In my presentations to staff, The Translator provoked the most push-back. Several colleagues described how they derived tremendous value from being a translator during their own doctorates. I think this emphasises a broader point with all of these risks: each of them is the shadow of an opportunity. Aspects of all of these dangers could be realised in a really positive way in cosupervision.

Cosupervision is growing in popularity, and that means that staff are likely to be faced with increasing cosupervision responsibility. We have an interesting chance to grow this as part of our culture rather than to have it imposed upon us as some strategic decision.

I have seen strategically-imposed cosupervision fail catastrophically, perhaps because it places the student in such a vulnerable position. At the same time, I was myself very successfully cosupervised (thanks, supervisors!). My dearest hope is that this presentation leaves you with a sense that cosupervision is really tricky, and that discussing it with colleagues is something we could usefully do from time to time. This focus on a developing a shared culture of successful cosupervision is the way we can best support our students.

One specific strategic object can be extremely useful in supporting students, though: the design of the project. It is hard to say exactly how this will apply to your fields of research, but it seems likely that there are certain shapes of project will result in projects with a higher chance of successful cosupervision. Defining the roles of the supervisors is also an extremely high-value activity.
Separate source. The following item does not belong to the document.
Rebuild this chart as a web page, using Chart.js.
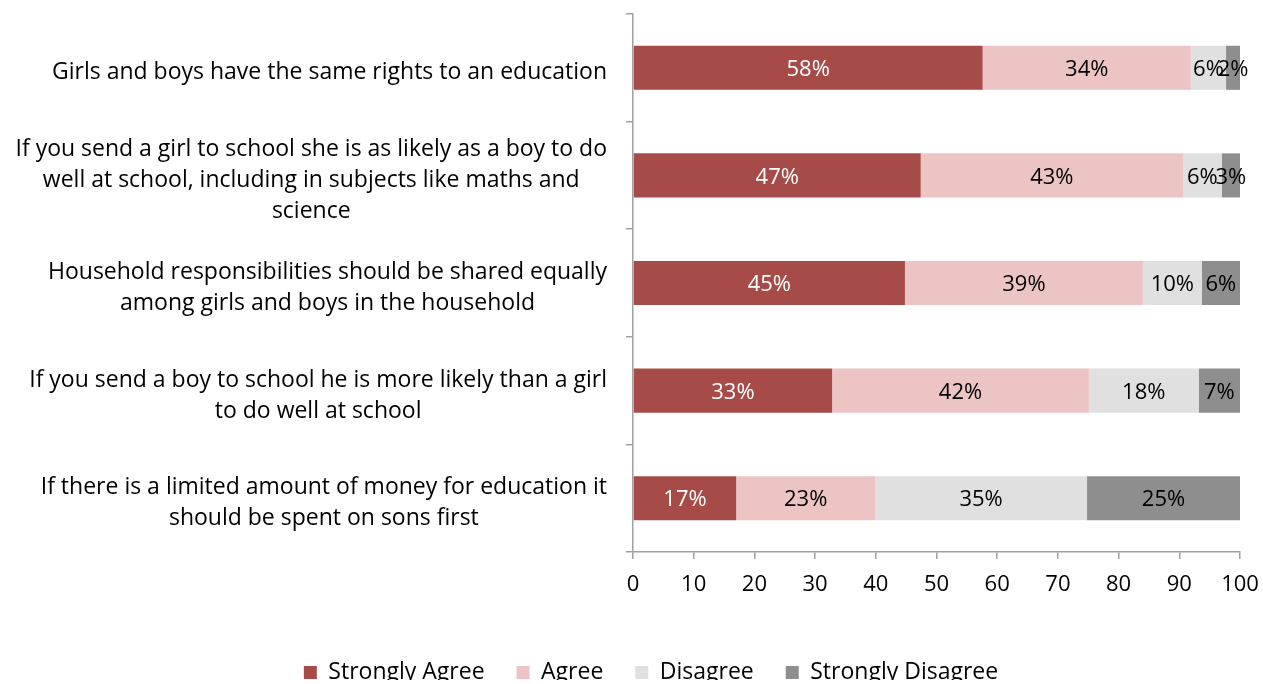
<!DOCTYPE html>
<html>
<head>
<meta charset="utf-8">
<script src="https://cdn.jsdelivr.net/npm/chart.js@4.4.1/dist/chart.umd.min.js"></script>
<style>
    html, body { margin: 0; padding: 0; background: #fff; }
    #wrap { width: 1263px; height: 684px; }
</style>
</head>
<body>
<div id="wrap"><canvas id="chart" width="1263" height="684"></canvas></div>
<script>
const STATEMENTS = [
    ['Girls and boys have the same rights to an education'],
    ['If you send a girl to school she is as likely as a boy to do', 'well at school, including in subjects like maths and', 'science'],
    ['Household responsibilities should be shared equally', 'among girls and boys in the household'],
    ['If you send a boy to school he is more likely than a girl', 'to do well at school'],
    ['If there is a limited amount of money for education it', 'should be spent on sons first']
];

const STRONGLY_AGREE    = [57.6, 47.4, 44.8, 32.8, 17.0];
const AGREE             = [34.3, 43.2, 39.2, 42.3, 22.9];
const DISAGREE          = [5.8, 6.4, 9.7, 18.1, 34.9];
const STRONGLY_DISAGREE = [2.3, 3.0, 6.3, 6.8, 25.2];

const X_TICKS = [0, 10, 20, 30, 40, 50, 60, 70, 80, 90, 100];

const FONT = '"Open Sans"';
const AXIS_GREY = '#a0a0a0';

// category labels: block right-aligned, lines centred inside the block
const categoryLabels = {
    id: 'categoryLabels',
    afterDraw(chart) {
        const ctx = chart.ctx;
        const yScale = chart.scales.y;
        const right = yScale.right - 26;
        const lineH = 31;
        ctx.save();
        ctx.font = `23px ${FONT}`;
        ctx.fillStyle = '#000';
        ctx.textAlign = 'center';
        ctx.textBaseline = 'middle';
        STATEMENTS.forEach((lines, i) => {
            const widest = Math.max(...lines.map(l => ctx.measureText(l).width));
            const cx = right - widest / 2;
            const cy = yScale.getPixelForTick(i) + 5;
            const top = cy - (lines.length - 1) * lineH / 2;
            lines.forEach((l, j) => ctx.fillText(l, cx, top + j * lineH));
        });
        ctx.restore();
    }
};

// percentage in the middle of every segment
const segmentLabels = {
    id: 'segmentLabels',
    afterDatasetsDraw(chart) {
        const ctx = chart.ctx;
        ctx.save();
        ctx.font = `22px ${FONT}`;
        ctx.textAlign = 'center';
        ctx.textBaseline = 'middle';
        chart.data.datasets.forEach((ds, d) => {
            ctx.fillStyle = d === 0 ? '#fff' : '#000';
            chart.getDatasetMeta(d).data.forEach((bar, i) => {
                const x = (bar.x + bar.base) / 2;
                ctx.fillText(Math.round(ds.data[i]) + '%', x, bar.y + 2);
            });
        });
        ctx.restore();
    }
};

// nudge the legend row a little right of the chart centre
const legendShift = {
    id: 'legendShift',
    afterLayout(chart) {
        if (chart.legend) {
            chart.legend.left += 31;
            chart.legend.right += 31;
        }
    }
};

const ds = (label, data, color) => ({
    label, data,
    backgroundColor: color,
    borderWidth: 0,
    categoryPercentage: 1,
    barPercentage: 0.41
});

new Chart(document.getElementById('chart'), {
    type: 'bar',
    data: {
        labels: STATEMENTS.map(s => s.join(' ')),
        datasets: [
            ds('Strongly Agree', STRONGLY_AGREE, '#a64b47'),
            ds('Agree', AGREE, '#ebc4c3'),
            ds('Disagree', DISAGREE, '#e0e0e0'),
            ds('Strongly Disagree', STRONGLY_DISAGREE, '#8e8e8e')
        ]
    },
    options: {
        indexAxis: 'y',
        responsive: false,
        animation: false,
        layout: { padding: { top: 14, right: 23, left: 0, bottom: 4 } },
        scales: {
            x: {
                stacked: true,
                min: 0,
                max: 100,
                afterBuildTicks: s => { s.ticks = X_TICKS.map(v => ({ value: v })); },
                afterFit: s => { s.height = 77; s.paddingRight = 0; s.paddingLeft = 0; },
                border: { color: AXIS_GREY, width: 1.5 },
                grid: { drawOnChartArea: false, color: AXIS_GREY, tickLength: 7, lineWidth: 1.5 },
                ticks: { color: '#000', font: { family: FONT, size: 22 }, padding: 13, maxRotation: 0 }
            },
            y: {
                stacked: true,
                afterFit: s => { s.width = 633; },
                border: { color: AXIS_GREY, width: 1.5 },
                grid: { drawOnChartArea: false, color: AXIS_GREY, tickLength: 7, lineWidth: 1.5, offset: true },
                ticks: { display: false }
            }
        },
        plugins: {
            legend: {
                position: 'bottom',
                maxHeight: 51,
                labels: {
                    color: '#000',
                    font: { family: FONT, size: 23 },
                    boxWidth: 13,
                    boxHeight: 13,
                    padding: 32
                }
            },
            tooltip: { enabled: false }
        }
    },
    plugins: [categoryLabels, segmentLabels, legendShift]
});
</script>
</body>
</html>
The typical cosupervision model in the OxICFM CDT seems like one sensible design. Students are mostly in one group, and then work with cosupervisors for well-defined sub-projects (e.g. specialist characterisation or catalytic studies of a synthesised compound). This structure allows students an authentic experience of cosupervision, but also leverages the strucures of support implicit within research groups. In my view, this could work very well if supervisors communicate well with each other and the student.

In summary, the best way to cosupervise well is to talk. The literature suggests that the main problems arise from poor supervisor-supervisor communication, and that the most effective single thing you can do when cosupervising is to have regular conversations between all parties.

A case in point has been the way that supervisors have raised the role of postdocs in supervising doctoral students when discussing their experiences of cosupervision. This is something I hadn’t thought about, but is clearly an extremely important part of the culture of research groups in academic Chemistry.